Glenn Enright wrote:
Can anyone help with the relation between assembler command 'movsl' and alignment. All I've been able to find so far is much general stuff in kernel patches about bulk memory moves.
movsl is an assembler command for "move string (long)". It copies 4 (or 8? I forget) bytes from DS:ESI to ES:EDI, and increments ESI and EDI by the number of bytes copied. It's usually used with the "REP" prefix which repeats decrementing ECX each iteration until CX is zero. So you can say "REP MOVSL" to copy lots of memory in one opcode. Ahh, the wonderful bounties of a CISC world. Now, Intel machines don't really care too much about alignment, you can fetch a byte at any address without issue. However the various busses inside your PC usually don't work on a byte by byte manner, but in multiples of a byte, 4 to 16 bytes are common. And when you read memory from an address the bus will read the surrounding bytes and return them too, which will get thrown away if they are unused.
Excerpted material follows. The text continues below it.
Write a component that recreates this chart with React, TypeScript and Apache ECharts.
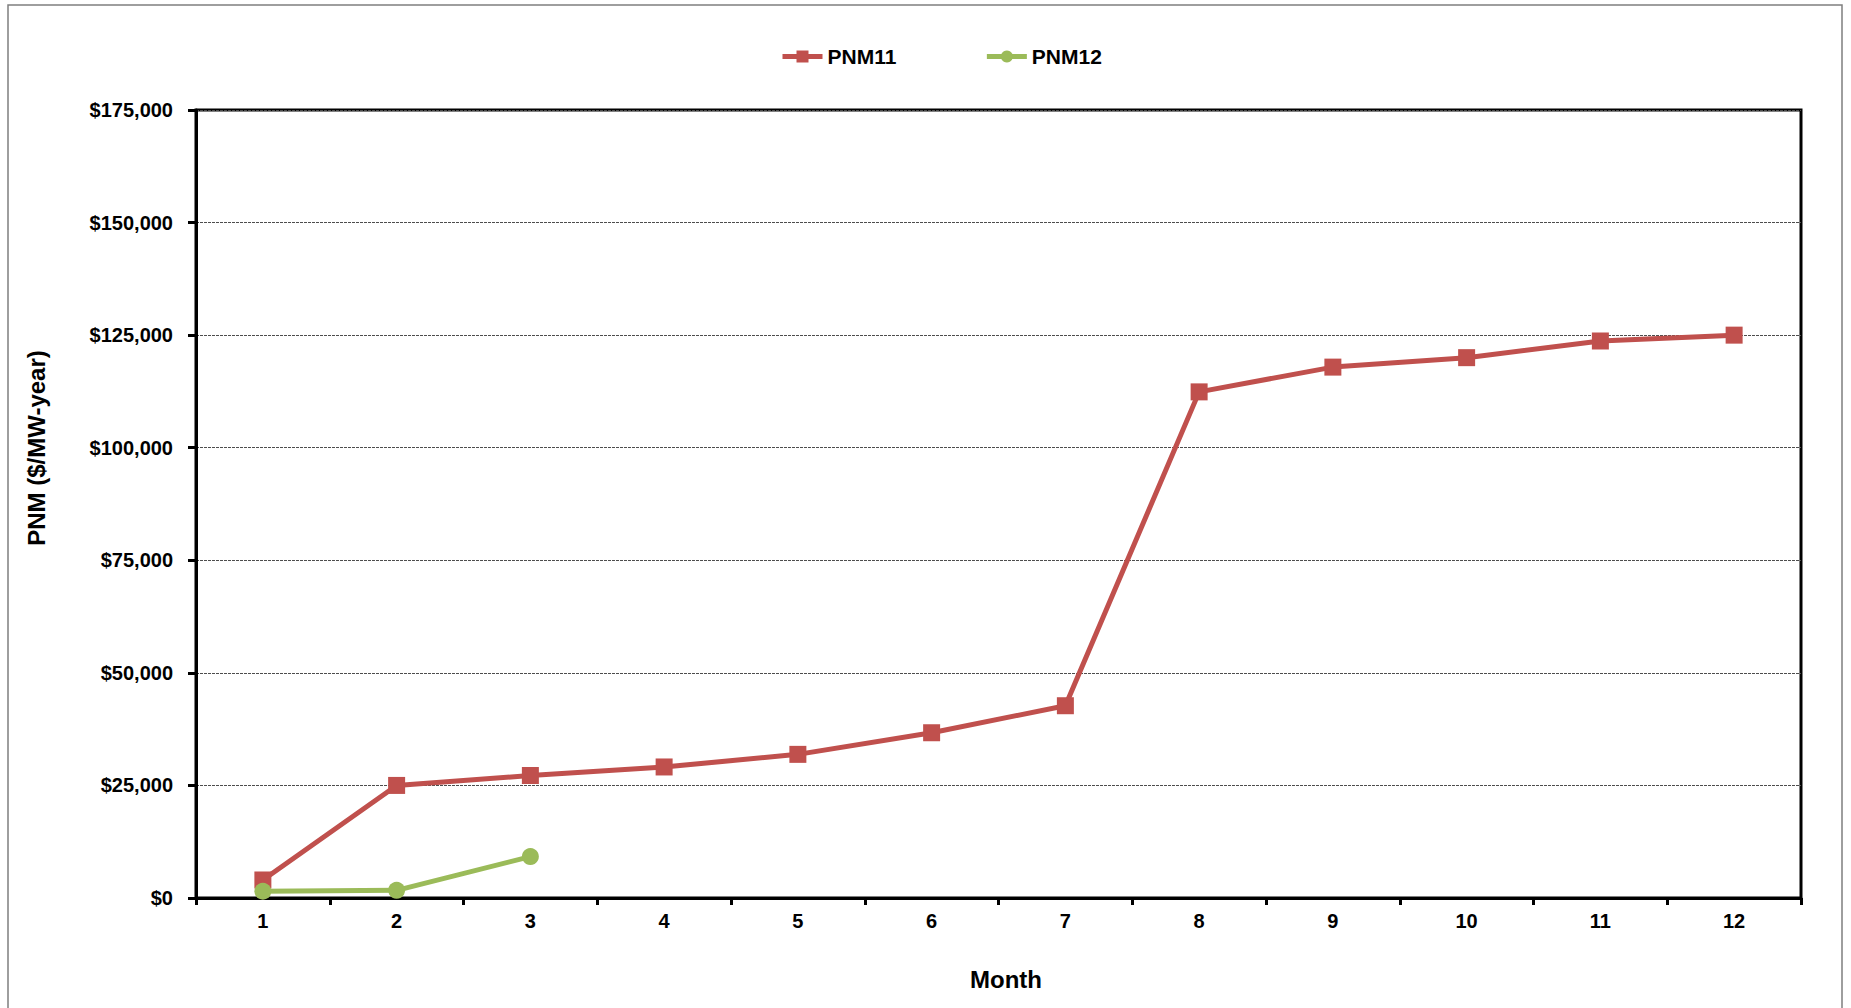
import React, { useEffect, useRef } from "react";
import * as echarts from "echarts";

const months = ["1", "2", "3", "4", "5", "6", "7", "8", "9", "10", "11", "12"];
const pnm11 = [4000, 25000, 27200, 29100, 31900, 36700, 42700, 112400, 117900, 120000, 123700, 125000];
const pnm12 = [1500, 1700, 9200];
const yTicks = { min: 0, max: 175000, interval: 25000 };

const fmt = (v: number) => "$" + v.toLocaleString("en-US");

export default function App() {
  const ref = useRef<HTMLDivElement>(null);
  useEffect(() => {
    if (!ref.current) return;
    const chart = echarts.init(ref.current, null, { renderer: "svg" });
    const font = "Arial, 'Liberation Sans', sans-serif";
    chart.setOption({
      animation: false,
      backgroundColor: "#fff",
      textStyle: { fontFamily: font },
      graphic: [
        {
          type: "rect",
          shape: { x: 8, y: 5, width: 1834, height: 1030 },
          style: { fill: "none", stroke: "#7f7f7f", lineWidth: 1.5 },
          silent: true,
        },
        {
          type: "text",
          x: 36,
          y: 448,
          rotation: Math.PI / 2,
          style: {
            text: "PNM ($/MW-year)",
            fontSize: 24,
            fontWeight: "bold",
            fill: "#000",
            fontFamily: font,
            align: "center",
            verticalAlign: "middle",
          },
          silent: true,
        },
        {
          type: "text",
          x: 1006,
          y: 979,
          style: {
            text: "Month",
            fontSize: 24,
            fontWeight: "bold",
            fill: "#000",
            fontFamily: font,
            align: "center",
            verticalAlign: "middle",
          },
          silent: true,
        },
      ],
      legend: {
        left: 775,
        top: 41,
        itemWidth: 40,
        itemHeight: 15,
        itemGap: 88,
        lineStyle: { width: 5 },
        textStyle: { fontSize: 21, fontWeight: "bold", color: "#000", fontFamily: font },
        data: ["PNM11", "PNM12"],
      },
      grid: {
        left: 196,
        right: 50,
        top: 110,
        bottom: 110,
        show: true,
        borderColor: "#000",
        borderWidth: 3,
        backgroundColor: "transparent",
      },
      xAxis: {
        type: "category",
        data: months,
        boundaryGap: true,
        axisLine: { lineStyle: { color: "#000", width: 3 } },
        axisTick: { show: true, inside: false, length: 7, lineStyle: { color: "#000", width: 3 } },
        axisLabel: { fontSize: 20, fontWeight: "bold", color: "#000", margin: 13, fontFamily: font },
        splitLine: { show: false },
      },
      yAxis: {
        type: "value",
        min: yTicks.min,
        max: yTicks.max,
        interval: yTicks.interval,
        axisLine: { show: true, lineStyle: { color: "#000", width: 3 } },
        axisTick: { show: true, inside: false, length: 8, lineStyle: { color: "#000", width: 3 } },
        axisLabel: {
          fontSize: 20,
          fontWeight: "bold",
          color: "#000",
          margin: 23,
          fontFamily: font,
          formatter: (v: number) => fmt(v),
        },
        splitLine: { show: true, lineStyle: { color: "#4d4d4d", width: 1, type: [3, 1] } },
      },
      series: [
        {
          name: "PNM11",
          type: "line",
          data: pnm11,
          symbol: "rect",
          symbolSize: 17,
          lineStyle: { color: "#C0504D", width: 5 },
          itemStyle: { color: "#C0504D" },
          z: 3,
        },
        {
          name: "PNM12",
          type: "line",
          data: pnm12,
          symbol: "circle",
          symbolSize: 17,
          lineStyle: { color: "#9BBB59", width: 5 },
          itemStyle: { color: "#9BBB59" },
          z: 4,
        },
      ],
    });
    return () => chart.dispose();
  }, []);
  return (
    <div
      ref={ref}
      style={{ position: "fixed", left: 0, top: 0, width: 1851, height: 1008 }}
    />
  );
}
So, say I fetch a byte at address 0x02 over a 32bit (4 byte) bus. The bus will return the memory at address 0x00, 0x01, 0x02 and 0x03 at the same time, which all but the memory at 0x02 will all get thrown away. Now, if I fetch 4 bytes over a 32bit bus starting at address 0x02 I'll get two bus transactions, one with "0x00, 0x01, 0x02 and 0x03" and one with "0x04, 0x05, 0x06 and 0x07". Then it'll throw away 0x00, 0x01, 0x06 and 0x07. This is obviously a waste, so if you are trying to read more than one byte quantities, you generally try and align it to the nearest multiple of the size you are trying to read, otherwise you waste half your bus bandwidth. So short answer: Align memory. It's faster that way on Intel machines.